··· Data

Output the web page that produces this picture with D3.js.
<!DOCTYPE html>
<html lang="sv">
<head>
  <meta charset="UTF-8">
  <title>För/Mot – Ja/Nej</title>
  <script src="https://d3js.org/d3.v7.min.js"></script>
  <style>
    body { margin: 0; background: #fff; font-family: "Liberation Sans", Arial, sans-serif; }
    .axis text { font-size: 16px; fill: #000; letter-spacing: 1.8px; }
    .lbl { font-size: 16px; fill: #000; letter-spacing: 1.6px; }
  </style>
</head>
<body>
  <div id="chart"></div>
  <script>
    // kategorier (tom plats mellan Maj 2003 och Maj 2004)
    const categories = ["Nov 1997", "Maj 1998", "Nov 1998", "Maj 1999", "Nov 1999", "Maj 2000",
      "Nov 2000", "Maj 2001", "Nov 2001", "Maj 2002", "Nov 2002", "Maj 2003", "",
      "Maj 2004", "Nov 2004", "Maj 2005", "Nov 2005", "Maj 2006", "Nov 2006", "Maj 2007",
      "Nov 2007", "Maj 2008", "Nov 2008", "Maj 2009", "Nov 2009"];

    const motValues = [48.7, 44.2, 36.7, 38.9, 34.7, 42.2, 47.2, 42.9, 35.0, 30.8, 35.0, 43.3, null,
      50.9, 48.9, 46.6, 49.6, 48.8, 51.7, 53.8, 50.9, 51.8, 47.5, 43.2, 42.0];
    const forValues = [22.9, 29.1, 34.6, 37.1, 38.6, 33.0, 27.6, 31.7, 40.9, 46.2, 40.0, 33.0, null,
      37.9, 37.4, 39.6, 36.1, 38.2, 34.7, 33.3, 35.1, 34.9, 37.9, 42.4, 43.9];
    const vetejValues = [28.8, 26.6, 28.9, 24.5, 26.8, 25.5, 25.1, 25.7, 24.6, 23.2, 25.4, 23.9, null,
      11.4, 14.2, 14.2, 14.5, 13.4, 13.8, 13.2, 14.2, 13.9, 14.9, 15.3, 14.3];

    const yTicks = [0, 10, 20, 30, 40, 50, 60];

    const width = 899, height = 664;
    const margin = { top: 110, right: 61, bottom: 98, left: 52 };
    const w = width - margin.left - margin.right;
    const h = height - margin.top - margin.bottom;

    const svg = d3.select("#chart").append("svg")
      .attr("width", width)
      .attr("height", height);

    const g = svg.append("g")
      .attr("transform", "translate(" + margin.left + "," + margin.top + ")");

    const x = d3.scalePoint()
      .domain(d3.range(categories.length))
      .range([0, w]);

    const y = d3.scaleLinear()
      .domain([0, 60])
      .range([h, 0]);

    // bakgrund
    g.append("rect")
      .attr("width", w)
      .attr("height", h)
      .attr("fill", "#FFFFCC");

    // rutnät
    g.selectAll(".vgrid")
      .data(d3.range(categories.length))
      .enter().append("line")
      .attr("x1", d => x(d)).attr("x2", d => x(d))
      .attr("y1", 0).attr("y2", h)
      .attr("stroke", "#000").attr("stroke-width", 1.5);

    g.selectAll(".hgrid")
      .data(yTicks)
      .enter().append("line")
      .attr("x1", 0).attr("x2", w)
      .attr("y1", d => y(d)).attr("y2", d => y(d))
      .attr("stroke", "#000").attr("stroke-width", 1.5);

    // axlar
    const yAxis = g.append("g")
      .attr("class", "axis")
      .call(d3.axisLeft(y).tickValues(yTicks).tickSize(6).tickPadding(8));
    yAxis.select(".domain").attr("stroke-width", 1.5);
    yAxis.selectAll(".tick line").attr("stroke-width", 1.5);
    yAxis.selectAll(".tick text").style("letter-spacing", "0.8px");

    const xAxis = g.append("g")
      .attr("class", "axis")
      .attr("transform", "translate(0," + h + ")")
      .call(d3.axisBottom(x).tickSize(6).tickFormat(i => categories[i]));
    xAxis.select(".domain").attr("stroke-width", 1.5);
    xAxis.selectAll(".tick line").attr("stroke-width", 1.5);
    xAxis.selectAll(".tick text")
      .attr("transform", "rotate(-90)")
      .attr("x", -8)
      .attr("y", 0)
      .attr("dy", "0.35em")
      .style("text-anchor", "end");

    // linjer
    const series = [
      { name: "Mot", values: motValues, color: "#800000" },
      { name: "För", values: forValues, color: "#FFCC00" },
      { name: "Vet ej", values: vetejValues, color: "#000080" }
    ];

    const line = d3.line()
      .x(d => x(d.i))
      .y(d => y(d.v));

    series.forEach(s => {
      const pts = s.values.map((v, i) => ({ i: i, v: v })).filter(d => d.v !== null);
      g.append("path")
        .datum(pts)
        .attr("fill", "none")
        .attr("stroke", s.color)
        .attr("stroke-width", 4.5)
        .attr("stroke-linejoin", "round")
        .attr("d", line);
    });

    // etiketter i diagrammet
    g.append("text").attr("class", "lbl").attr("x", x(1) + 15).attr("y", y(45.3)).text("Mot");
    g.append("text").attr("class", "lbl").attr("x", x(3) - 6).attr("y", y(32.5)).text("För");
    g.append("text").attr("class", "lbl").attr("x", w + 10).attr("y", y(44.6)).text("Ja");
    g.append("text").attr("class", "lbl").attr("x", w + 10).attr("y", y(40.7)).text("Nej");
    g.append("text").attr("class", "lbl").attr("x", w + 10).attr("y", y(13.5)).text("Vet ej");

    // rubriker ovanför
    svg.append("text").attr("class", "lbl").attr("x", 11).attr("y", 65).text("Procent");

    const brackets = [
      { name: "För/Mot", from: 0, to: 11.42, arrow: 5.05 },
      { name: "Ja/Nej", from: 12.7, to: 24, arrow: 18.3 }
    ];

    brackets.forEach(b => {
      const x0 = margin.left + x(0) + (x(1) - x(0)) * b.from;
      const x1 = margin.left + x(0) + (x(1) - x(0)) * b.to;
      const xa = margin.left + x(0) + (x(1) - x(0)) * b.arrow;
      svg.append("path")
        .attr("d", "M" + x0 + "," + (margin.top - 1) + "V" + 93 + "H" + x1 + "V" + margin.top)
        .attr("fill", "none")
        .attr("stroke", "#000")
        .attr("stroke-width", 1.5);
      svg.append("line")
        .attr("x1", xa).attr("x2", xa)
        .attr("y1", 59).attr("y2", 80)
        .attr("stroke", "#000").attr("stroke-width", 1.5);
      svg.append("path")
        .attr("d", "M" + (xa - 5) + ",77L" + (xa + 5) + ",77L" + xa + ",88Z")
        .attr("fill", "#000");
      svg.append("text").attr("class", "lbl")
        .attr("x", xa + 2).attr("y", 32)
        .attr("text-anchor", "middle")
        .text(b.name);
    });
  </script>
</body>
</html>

······

■ Written task ■
All the data must be duplicated exactly, with nothing added or removed.

■ The reply ■
Output the web page that produces this picture with D3.js.
<!DOCTYPE html>
<html lang="sv">
<head>
  <meta charset="UTF-8">
  <title>För/Mot – Ja/Nej</title>
  <script src="https://d3js.org/d3.v7.min.js"></script>
  <style>
    body { margin: 0; background: #fff; font-family: "Liberation Sans", Arial, sans-serif; }
    .axis text { font-size: 16px; fill: #000; letter-spacing: 1.8px; }
    .lbl { font-size: 16px; fill: #000; letter-spacing: 1.6px; }
  </style>
</head>
<body>
  <div id="chart"></div>
  <script>
    // kategorier (tom plats mellan Maj 2003 och Maj 2004)
    const categories = ["Nov 1997", "Maj 1998", "Nov 1998", "Maj 1999", "Nov 1999", "Maj 2000",
      "Nov 2000", "Maj 2001", "Nov 2001", "Maj 2002", "Nov 2002", "Maj 2003", "",
      "Maj 2004", "Nov 2004", "Maj 2005", "Nov 2005", "Maj 2006", "Nov 2006", "Maj 2007",
      "Nov 2007", "Maj 2008", "Nov 2008", "Maj 2009", "Nov 2009"];

    const motValues = [48.7, 44.2, 36.7, 38.9, 34.7, 42.2, 47.2, 42.9, 35.0, 30.8, 35.0, 43.3, null,
      50.9, 48.9, 46.6, 49.6, 48.8, 51.7, 53.8, 50.9, 51.8, 47.5, 43.2, 42.0];
    const forValues = [22.9, 29.1, 34.6, 37.1, 38.6, 33.0, 27.6, 31.7, 40.9, 46.2, 40.0, 33.0, null,
      37.9, 37.4, 39.6, 36.1, 38.2, 34.7, 33.3, 35.1, 34.9, 37.9, 42.4, 43.9];
    const vetejValues = [28.8, 26.6, 28.9, 24.5, 26.8, 25.5, 25.1, 25.7, 24.6, 23.2, 25.4, 23.9, null,
      11.4, 14.2, 14.2, 14.5, 13.4, 13.8, 13.2, 14.2, 13.9, 14.9, 15.3, 14.3];

    const yTicks = [0, 10, 20, 30, 40, 50, 60];

    const width = 899, height = 664;
    const margin = { top: 110, right: 61, bottom: 98, left: 52 };
    const w = width - margin.left - margin.right;
    const h = height - margin.top - margin.bottom;

    const svg = d3.select("#chart").append("svg")
      .attr("width", width)
      .attr("height", height);

    const g = svg.append("g")
      .attr("transform", "translate(" + margin.left + "," + margin.top + ")");

    const x = d3.scalePoint()
      .domain(d3.range(categories.length))
      .range([0, w]);

    const y = d3.scaleLinear()
      .domain([0, 60])
      .range([h, 0]);

    // bakgrund
    g.append("rect")
      .attr("width", w)
      .attr("height", h)
      .attr("fill", "#FFFFCC");

    // rutnät
    g.selectAll(".vgrid")
      .data(d3.range(categories.length))
      .enter().append("line")
      .attr("x1", d => x(d)).attr("x2", d => x(d))
      .attr("y1", 0).attr("y2", h)
      .attr("stroke", "#000").attr("stroke-width", 1.5);

    g.selectAll(".hgrid")
      .data(yTicks)
      .enter().append("line")
      .attr("x1", 0).attr("x2", w)
      .attr("y1", d => y(d)).attr("y2", d => y(d))
      .attr("stroke", "#000").attr("stroke-width", 1.5);

    // axlar
    const yAxis = g.append("g")
      .attr("class", "axis")
      .call(d3.axisLeft(y).tickValues(yTicks).tickSize(6).tickPadding(8));
    yAxis.select(".domain").attr("stroke-width", 1.5);
    yAxis.selectAll(".tick line").attr("stroke-width", 1.5);
    yAxis.selectAll(".tick text").style("letter-spacing", "0.8px");

    const xAxis = g.append("g")
      .attr("class", "axis")
      .attr("transform", "translate(0," + h + ")")
      .call(d3.axisBottom(x).tickSize(6).tickFormat(i => categories[i]));
    xAxis.select(".domain").attr("stroke-width", 1.5);
    xAxis.selectAll(".tick line").attr("stroke-width", 1.5);
    xAxis.selectAll(".tick text")
      .attr("transform", "rotate(-90)")
      .attr("x", -8)
      .attr("y", 0)
      .attr("dy", "0.35em")
      .style("text-anchor", "end");

    // linjer
    const series = [
      { name: "Mot", values: motValues, color: "#800000" },
      { name: "För", values: forValues, color: "#FFCC00" },
      { name: "Vet ej", values: vetejValues, color: "#000080" }
    ];

    const line = d3.line()
      .x(d => x(d.i))
      .y(d => y(d.v));

    series.forEach(s => {
      const pts = s.values.map((v, i) => ({ i: i, v: v })).filter(d => d.v !== null);
      g.append("path")
        .datum(pts)
        .attr("fill", "none")
        .attr("stroke", s.color)
        .attr("stroke-width", 4.5)
        .attr("stroke-linejoin", "round")
        .attr("d", line);
    });

    // etiketter i diagrammet
    g.append("text").attr("class", "lbl").attr("x", x(1) + 15).attr("y", y(45.3)).text("Mot");
    g.append("text").attr("class", "lbl").attr("x", x(3) - 6).attr("y", y(32.5)).text("För");
    g.append("text").attr("class", "lbl").attr("x", w + 10).attr("y", y(44.6)).text("Ja");
    g.append("text").attr("class", "lbl").attr("x", w + 10).attr("y", y(40.7)).text("Nej");
    g.append("text").attr("class", "lbl").attr("x", w + 10).attr("y", y(13.5)).text("Vet ej");

    // rubriker ovanför
    svg.append("text").attr("class", "lbl").attr("x", 11).attr("y", 65).text("Procent");

    const brackets = [
      { name: "För/Mot", from: 0, to: 11.42, arrow: 5.05 },
      { name: "Ja/Nej", from: 12.7, to: 24, arrow: 18.3 }
    ];

    brackets.forEach(b => {
      const x0 = margin.left + x(0) + (x(1) - x(0)) * b.from;
      const x1 = margin.left + x(0) + (x(1) - x(0)) * b.to;
      const xa = margin.left + x(0) + (x(1) - x(0)) * b.arrow;
      svg.append("path")
        .attr("d", "M" + x0 + "," + (margin.top - 1) + "V" + 93 + "H" + x1 + "V" + margin.top)
        .attr("fill", "none")
        .attr("stroke", "#000")
        .attr("stroke-width", 1.5);
      svg.append("line")
        .attr("x1", xa).attr("x2", xa)
        .attr("y1", 59).attr("y2", 80)
        .attr("stroke", "#000").attr("stroke-width", 1.5);
      svg.append("path")
        .attr("d", "M" + (xa - 5) + ",77L" + (xa + 5) + ",77L" + xa + ",88Z")
        .attr("fill", "#000");
      svg.append("text").attr("class", "lbl")
        .attr("x", xa + 2).attr("y", 32)
        .attr("text-anchor", "middle")
        .text(b.name);
    });
  </script>
</body>
</html>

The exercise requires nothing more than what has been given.